Only a number is wanted. Count the lines holding the string "this".

* Entries shown *
────────

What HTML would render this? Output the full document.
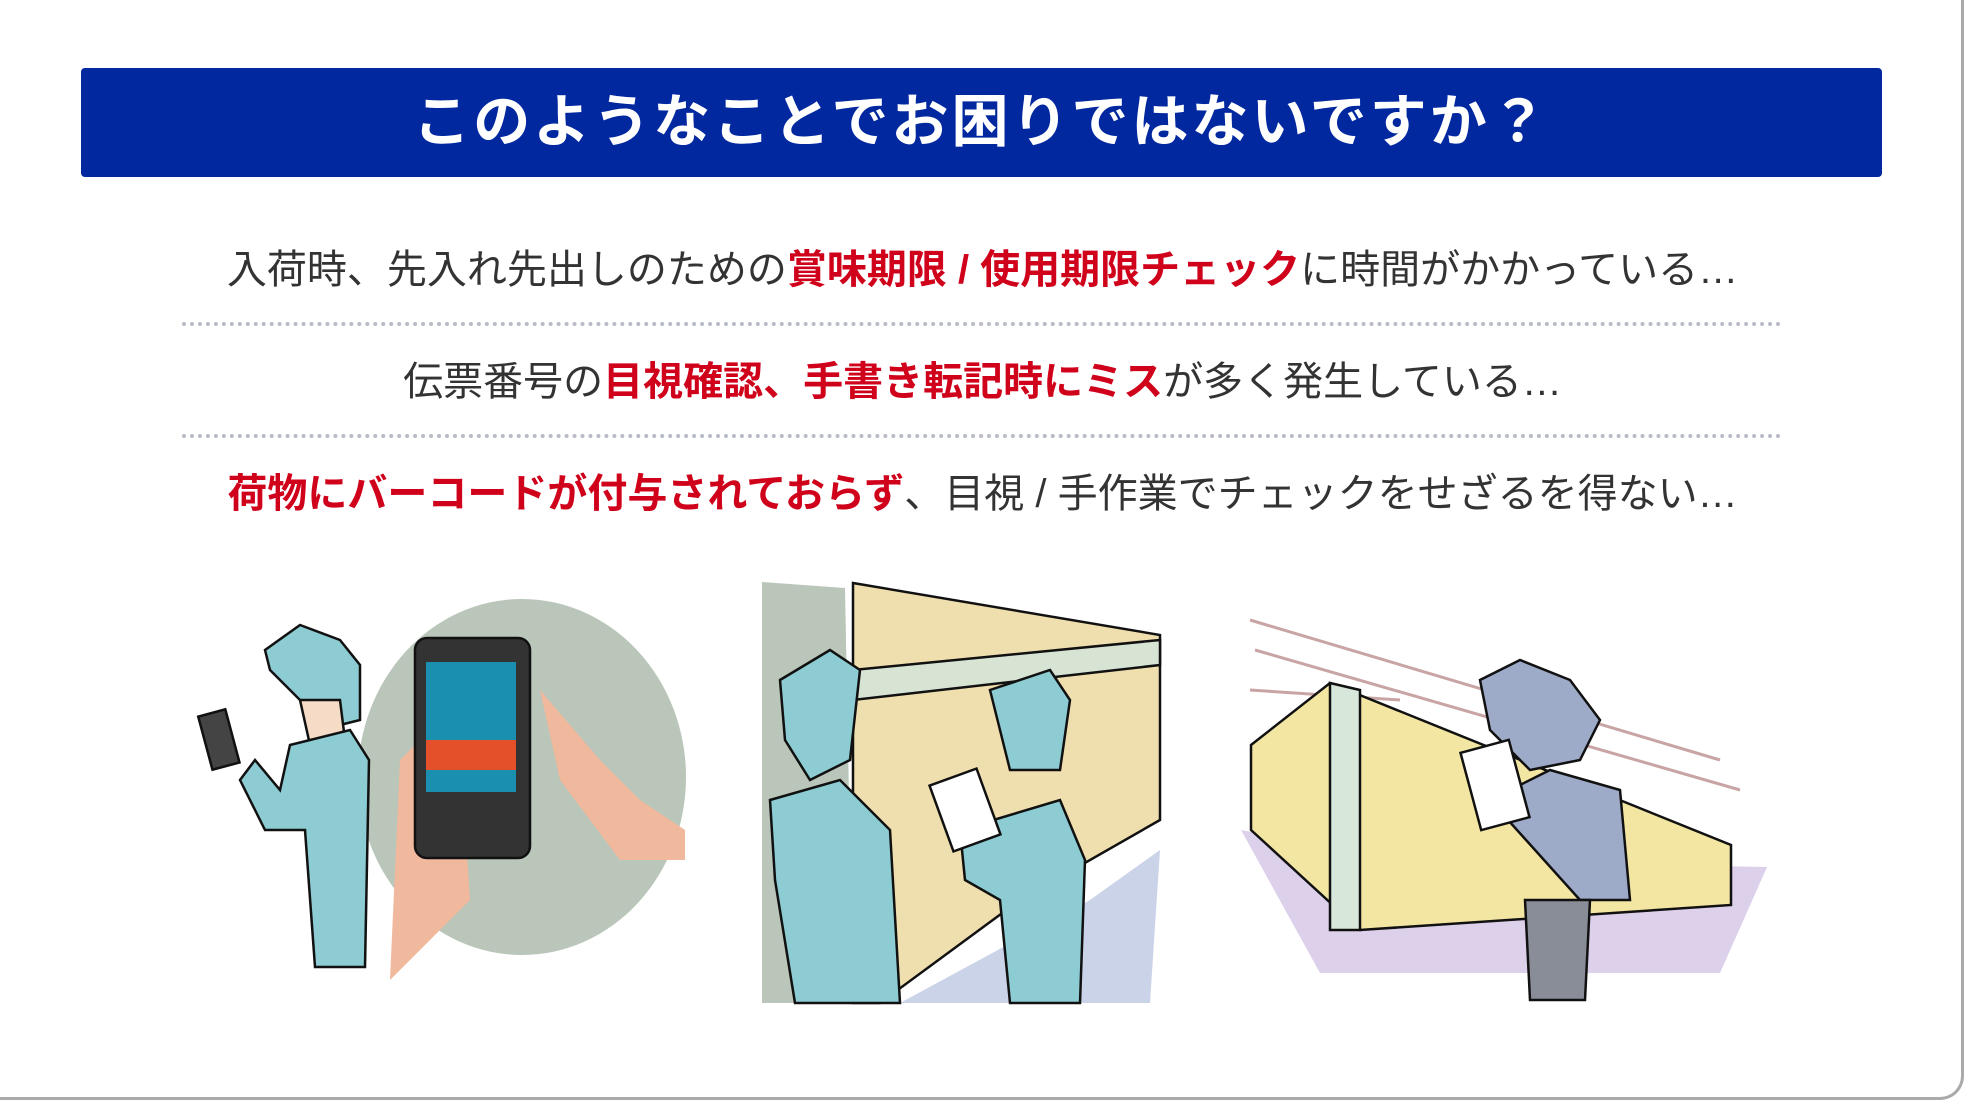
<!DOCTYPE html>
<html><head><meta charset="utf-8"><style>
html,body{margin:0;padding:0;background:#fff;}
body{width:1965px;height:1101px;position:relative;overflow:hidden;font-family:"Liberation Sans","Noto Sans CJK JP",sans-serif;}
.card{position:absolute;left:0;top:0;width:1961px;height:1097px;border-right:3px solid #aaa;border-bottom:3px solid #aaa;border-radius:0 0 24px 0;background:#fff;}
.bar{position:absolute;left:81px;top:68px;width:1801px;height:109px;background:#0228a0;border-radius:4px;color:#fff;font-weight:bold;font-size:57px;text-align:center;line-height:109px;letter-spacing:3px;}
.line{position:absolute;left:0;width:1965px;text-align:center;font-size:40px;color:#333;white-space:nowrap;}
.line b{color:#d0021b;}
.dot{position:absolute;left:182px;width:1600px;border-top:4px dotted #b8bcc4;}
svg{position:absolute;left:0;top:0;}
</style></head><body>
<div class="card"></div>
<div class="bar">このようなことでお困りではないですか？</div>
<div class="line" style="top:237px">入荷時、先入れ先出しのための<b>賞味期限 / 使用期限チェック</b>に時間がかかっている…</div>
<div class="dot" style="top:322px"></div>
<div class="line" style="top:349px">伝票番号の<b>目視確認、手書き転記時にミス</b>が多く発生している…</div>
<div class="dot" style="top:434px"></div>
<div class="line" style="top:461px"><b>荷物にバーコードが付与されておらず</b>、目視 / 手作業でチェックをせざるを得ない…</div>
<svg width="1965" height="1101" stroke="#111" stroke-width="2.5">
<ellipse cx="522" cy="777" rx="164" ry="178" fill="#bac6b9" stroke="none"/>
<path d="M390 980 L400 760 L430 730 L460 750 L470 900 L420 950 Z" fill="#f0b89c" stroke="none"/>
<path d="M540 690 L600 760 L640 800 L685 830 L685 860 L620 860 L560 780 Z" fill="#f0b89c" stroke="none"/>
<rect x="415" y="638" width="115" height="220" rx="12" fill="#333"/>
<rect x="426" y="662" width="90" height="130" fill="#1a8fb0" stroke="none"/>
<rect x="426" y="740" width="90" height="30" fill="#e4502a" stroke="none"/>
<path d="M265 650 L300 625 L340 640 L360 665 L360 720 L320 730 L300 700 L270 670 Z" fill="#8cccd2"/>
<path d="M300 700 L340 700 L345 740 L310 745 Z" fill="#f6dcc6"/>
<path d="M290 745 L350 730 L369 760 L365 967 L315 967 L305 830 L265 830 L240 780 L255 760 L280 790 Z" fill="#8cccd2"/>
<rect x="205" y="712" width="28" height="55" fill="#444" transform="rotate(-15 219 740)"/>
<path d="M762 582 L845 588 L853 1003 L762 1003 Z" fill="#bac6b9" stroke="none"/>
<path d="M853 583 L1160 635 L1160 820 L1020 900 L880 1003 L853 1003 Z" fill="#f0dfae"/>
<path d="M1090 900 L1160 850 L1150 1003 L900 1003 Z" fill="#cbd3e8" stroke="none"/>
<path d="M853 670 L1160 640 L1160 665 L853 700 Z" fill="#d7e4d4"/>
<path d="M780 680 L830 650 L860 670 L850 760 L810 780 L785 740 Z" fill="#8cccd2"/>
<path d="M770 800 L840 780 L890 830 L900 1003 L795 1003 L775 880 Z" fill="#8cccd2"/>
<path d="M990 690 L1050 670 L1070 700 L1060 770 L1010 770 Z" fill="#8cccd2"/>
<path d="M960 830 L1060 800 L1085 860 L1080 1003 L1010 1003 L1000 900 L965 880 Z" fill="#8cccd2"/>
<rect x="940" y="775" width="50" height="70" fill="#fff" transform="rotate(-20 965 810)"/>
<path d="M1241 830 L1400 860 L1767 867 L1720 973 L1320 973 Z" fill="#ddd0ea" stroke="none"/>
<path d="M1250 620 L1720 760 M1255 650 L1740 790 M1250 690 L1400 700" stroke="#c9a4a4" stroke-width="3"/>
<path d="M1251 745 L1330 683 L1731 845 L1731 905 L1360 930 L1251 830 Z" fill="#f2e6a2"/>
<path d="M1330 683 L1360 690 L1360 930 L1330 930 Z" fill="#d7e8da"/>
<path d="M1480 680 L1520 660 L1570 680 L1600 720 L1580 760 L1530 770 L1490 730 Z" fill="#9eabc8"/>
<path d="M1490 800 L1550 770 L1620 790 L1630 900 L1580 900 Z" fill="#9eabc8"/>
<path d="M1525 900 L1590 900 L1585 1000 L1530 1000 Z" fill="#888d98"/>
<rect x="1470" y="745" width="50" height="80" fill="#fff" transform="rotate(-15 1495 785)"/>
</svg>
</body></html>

────────

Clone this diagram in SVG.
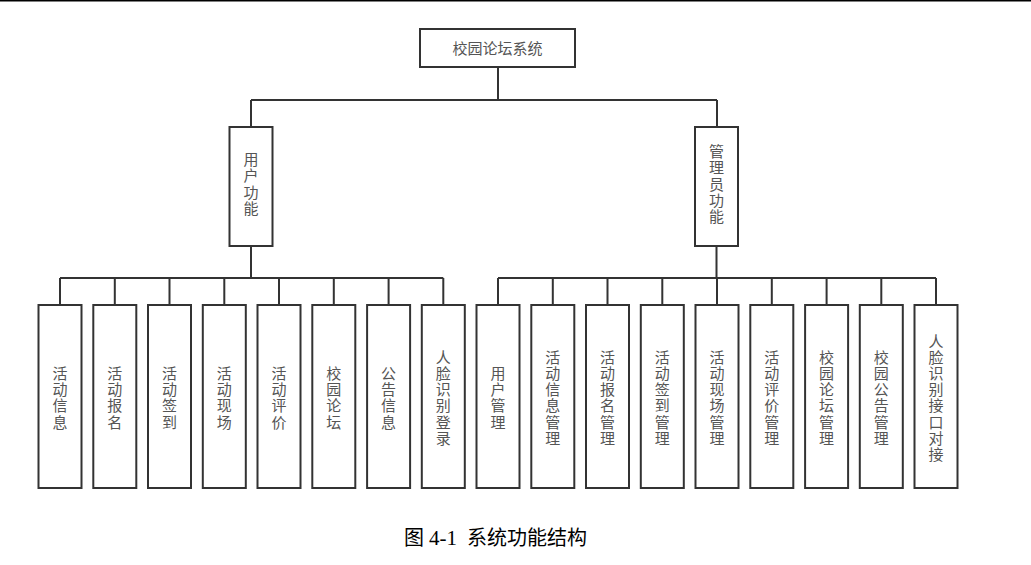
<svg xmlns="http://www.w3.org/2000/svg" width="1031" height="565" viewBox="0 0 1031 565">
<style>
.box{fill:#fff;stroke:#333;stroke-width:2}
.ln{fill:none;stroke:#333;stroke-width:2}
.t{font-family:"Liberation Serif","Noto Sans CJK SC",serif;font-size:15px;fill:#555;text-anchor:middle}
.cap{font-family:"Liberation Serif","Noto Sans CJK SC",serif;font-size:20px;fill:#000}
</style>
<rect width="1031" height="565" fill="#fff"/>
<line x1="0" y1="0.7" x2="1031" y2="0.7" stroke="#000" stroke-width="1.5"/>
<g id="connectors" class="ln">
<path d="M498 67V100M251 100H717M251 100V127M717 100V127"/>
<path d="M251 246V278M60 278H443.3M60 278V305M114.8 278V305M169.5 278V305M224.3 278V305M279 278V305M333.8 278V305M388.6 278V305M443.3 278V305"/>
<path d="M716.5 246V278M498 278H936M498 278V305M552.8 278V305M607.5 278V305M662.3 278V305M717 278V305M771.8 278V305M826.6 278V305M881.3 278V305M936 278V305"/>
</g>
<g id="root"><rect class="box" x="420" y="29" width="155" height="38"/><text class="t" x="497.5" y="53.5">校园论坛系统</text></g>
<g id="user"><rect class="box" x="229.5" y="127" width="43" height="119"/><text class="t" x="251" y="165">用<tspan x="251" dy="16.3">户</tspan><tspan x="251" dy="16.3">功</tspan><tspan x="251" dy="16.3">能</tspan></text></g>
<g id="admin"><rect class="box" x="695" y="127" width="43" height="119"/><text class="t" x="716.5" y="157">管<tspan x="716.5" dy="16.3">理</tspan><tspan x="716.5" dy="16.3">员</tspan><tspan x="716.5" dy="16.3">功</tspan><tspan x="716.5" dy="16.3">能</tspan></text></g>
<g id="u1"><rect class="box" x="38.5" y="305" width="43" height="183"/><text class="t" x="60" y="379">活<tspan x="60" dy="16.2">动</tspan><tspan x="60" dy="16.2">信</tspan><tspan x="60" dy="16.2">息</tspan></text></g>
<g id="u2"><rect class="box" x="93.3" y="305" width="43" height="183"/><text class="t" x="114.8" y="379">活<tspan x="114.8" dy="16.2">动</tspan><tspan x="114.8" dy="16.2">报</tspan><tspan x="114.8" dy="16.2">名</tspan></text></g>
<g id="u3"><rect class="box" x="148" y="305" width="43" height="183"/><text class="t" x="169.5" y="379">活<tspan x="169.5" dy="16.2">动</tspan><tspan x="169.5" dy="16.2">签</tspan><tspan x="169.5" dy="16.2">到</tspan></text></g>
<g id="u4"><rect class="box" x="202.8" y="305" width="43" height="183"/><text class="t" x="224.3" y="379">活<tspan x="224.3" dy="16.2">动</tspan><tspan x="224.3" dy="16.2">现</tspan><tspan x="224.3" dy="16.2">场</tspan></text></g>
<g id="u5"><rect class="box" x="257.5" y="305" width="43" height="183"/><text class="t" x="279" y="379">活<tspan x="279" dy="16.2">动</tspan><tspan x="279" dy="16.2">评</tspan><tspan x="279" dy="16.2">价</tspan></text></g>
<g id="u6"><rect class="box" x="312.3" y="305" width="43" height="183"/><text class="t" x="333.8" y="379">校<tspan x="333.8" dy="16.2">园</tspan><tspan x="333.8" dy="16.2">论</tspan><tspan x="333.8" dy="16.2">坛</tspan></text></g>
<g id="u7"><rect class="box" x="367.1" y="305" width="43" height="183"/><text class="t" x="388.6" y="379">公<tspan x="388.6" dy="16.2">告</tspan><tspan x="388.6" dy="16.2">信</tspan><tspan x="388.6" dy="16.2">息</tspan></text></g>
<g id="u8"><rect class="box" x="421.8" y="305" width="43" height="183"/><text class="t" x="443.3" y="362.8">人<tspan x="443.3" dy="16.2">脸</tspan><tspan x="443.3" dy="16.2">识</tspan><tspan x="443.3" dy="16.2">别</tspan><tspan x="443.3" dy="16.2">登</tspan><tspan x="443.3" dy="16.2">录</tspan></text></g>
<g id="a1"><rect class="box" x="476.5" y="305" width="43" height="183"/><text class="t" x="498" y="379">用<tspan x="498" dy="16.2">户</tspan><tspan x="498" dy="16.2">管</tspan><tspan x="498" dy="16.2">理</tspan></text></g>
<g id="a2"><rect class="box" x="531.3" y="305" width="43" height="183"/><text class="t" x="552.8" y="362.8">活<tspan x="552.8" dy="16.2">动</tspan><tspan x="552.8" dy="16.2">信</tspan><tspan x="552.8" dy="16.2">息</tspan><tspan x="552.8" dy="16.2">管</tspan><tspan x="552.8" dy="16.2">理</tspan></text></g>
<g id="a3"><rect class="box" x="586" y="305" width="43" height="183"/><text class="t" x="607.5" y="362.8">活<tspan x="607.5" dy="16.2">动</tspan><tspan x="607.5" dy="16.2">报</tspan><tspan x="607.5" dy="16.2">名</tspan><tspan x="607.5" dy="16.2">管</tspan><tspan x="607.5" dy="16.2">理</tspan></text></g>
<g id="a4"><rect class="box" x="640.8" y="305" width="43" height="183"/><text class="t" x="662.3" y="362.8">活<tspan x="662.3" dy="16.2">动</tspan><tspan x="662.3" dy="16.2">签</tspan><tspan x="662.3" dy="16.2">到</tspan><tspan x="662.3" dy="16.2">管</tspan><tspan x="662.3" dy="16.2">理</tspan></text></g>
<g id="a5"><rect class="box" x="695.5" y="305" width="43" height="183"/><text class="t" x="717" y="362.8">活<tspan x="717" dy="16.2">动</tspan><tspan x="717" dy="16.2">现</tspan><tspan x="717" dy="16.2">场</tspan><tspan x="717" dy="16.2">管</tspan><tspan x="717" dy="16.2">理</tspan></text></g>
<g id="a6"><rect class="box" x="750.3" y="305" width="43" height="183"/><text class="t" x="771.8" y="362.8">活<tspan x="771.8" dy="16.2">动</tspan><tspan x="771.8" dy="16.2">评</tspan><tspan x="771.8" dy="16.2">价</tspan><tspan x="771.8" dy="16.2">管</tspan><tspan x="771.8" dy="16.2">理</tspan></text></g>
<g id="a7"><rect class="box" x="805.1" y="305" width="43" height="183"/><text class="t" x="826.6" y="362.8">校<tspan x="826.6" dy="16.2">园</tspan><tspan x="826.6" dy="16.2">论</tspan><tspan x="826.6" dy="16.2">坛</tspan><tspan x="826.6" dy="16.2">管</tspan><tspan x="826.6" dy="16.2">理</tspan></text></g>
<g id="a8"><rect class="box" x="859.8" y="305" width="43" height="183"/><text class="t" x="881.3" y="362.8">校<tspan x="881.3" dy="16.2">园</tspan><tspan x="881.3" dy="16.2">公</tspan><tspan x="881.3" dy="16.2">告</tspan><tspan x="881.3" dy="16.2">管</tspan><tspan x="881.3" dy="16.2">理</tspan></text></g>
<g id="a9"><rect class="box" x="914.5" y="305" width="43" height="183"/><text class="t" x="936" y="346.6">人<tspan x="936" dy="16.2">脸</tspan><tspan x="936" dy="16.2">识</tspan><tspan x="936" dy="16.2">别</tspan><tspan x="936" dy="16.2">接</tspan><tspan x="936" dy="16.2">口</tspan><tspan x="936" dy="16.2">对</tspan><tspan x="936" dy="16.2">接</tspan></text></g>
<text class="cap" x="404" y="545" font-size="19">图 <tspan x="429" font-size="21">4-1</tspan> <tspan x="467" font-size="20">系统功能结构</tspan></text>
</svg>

────────

* Result *
2